How can I relearn basic math, after failing first-year calculus and forgetting math? I am failing my calculus class and I basically have to retake the last year of college. The College I am trying to transfer to, said I don't have the aptitude to do anything math-related and they will not accept me.
I have no idea what to do. I might just have to pick a major that contains no math at all. Regardless of what classes I am taking though, I am going to attempt to learn math on my own. 
How can I figure out at what level I should start learning math again? To be honest if I were to take some 6th grade math tests right now I would fail them, I forget math incredibly easily. I constantly forget everything I learn.
 A: Very few intelligent people are good at remembering gibberish. If mathematics does not make sense, of course you won't get it, be interested in it, like it, or remember it, unless you are happy to simply remember and perform. Obviously you are not. Neither are many others of us.
Do you understand the need for having names and symbols for quantities? Do you understand the idea of combining two quantities to get a new one and the need to DENOTE that and to have a way to DETERMINE the new quantity? Do you understand that we can't keep making up new names and symbols for larger and larger quantities, that we need a system to reduce the number of names and symbols? ALL of mathematics proceeds this way. It is ALL completely sensible and purposeful.
The problem is that we should be explicitly TOLD the sense and PURPOSE; and we are NOT. Like you, I struggle to understand mathematics. I finally got a master's in mathematics but I was 79 when I finally did. First and foremost you should realize that everything in mathematics is sensible and that you have to look for the sense yourself. If many more of us were as honest and outspoken about our difficulty as you are, perhaps much more attention would be paid to making the sense explicit instead of our having to figure it out for ourselves.
Don't believe a word of what people say who claim that mathematics is abstract and about logic and reasoning and deduction and axiomatics and cognition and problem solving and skill. That's not true. Mathematics is the physical science of quantity and its amazingly prodigious aspects and developments. Quantity is as physical and concrete and real as whatever there is a quantity of.
A: Khan Academy has graded exercises for almost every basic math topic. In addition to the informational videos, there are graded exercises provided. The website will tell you when have mastered the topic based on a pretty sophisticated learning algorithm. Here is a map of how the concepts relate to each other, and in what order to complete them.
A: I did take a look at Kahn Academy web site. It looks a pretty good one. I strongly recommend you to try it first. If it doesn't work for you, you might want to consider the method a friend of mine used, it worked for him.

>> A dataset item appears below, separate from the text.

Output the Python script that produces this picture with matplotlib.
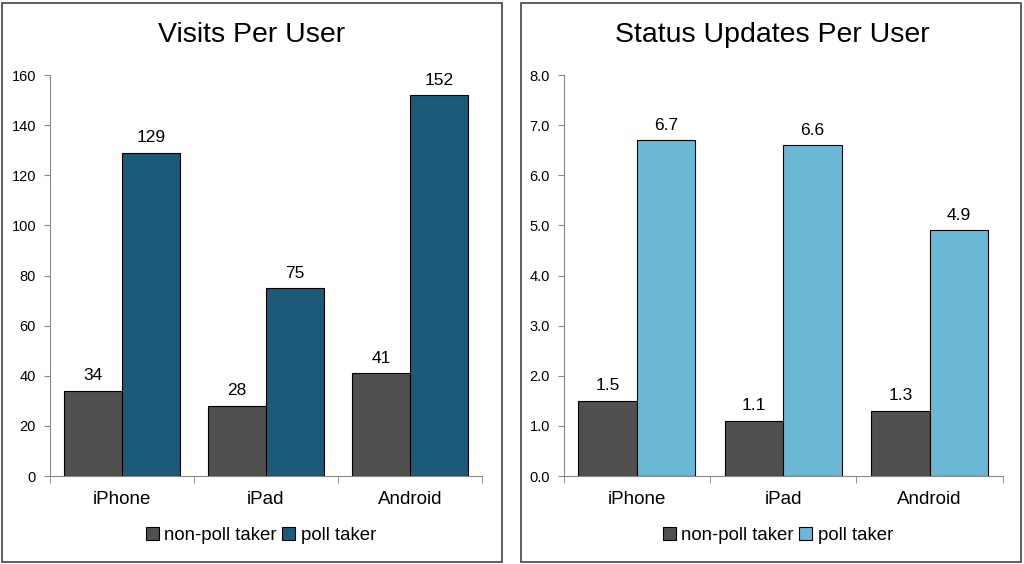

He has a relative whose only kid entered college. The parents were going to get rid of all the high school textbooks and supplemental books their kid used. He picked them up. Starting from the easiest one(I don't know if it was the 7th grade or not), he read most of the books. He now teaches physics at a good university.
I strongly believe most people have the ability to pass Calculus in college. It's matter of how hard you study and how you study it. If you have trouble learning it, either you are not studying hard enough or you lack some skills you are supposed to learn while in high school. Judging from your current and past posts, I believe you need to make up the skills you missed. Thus, my suggestion.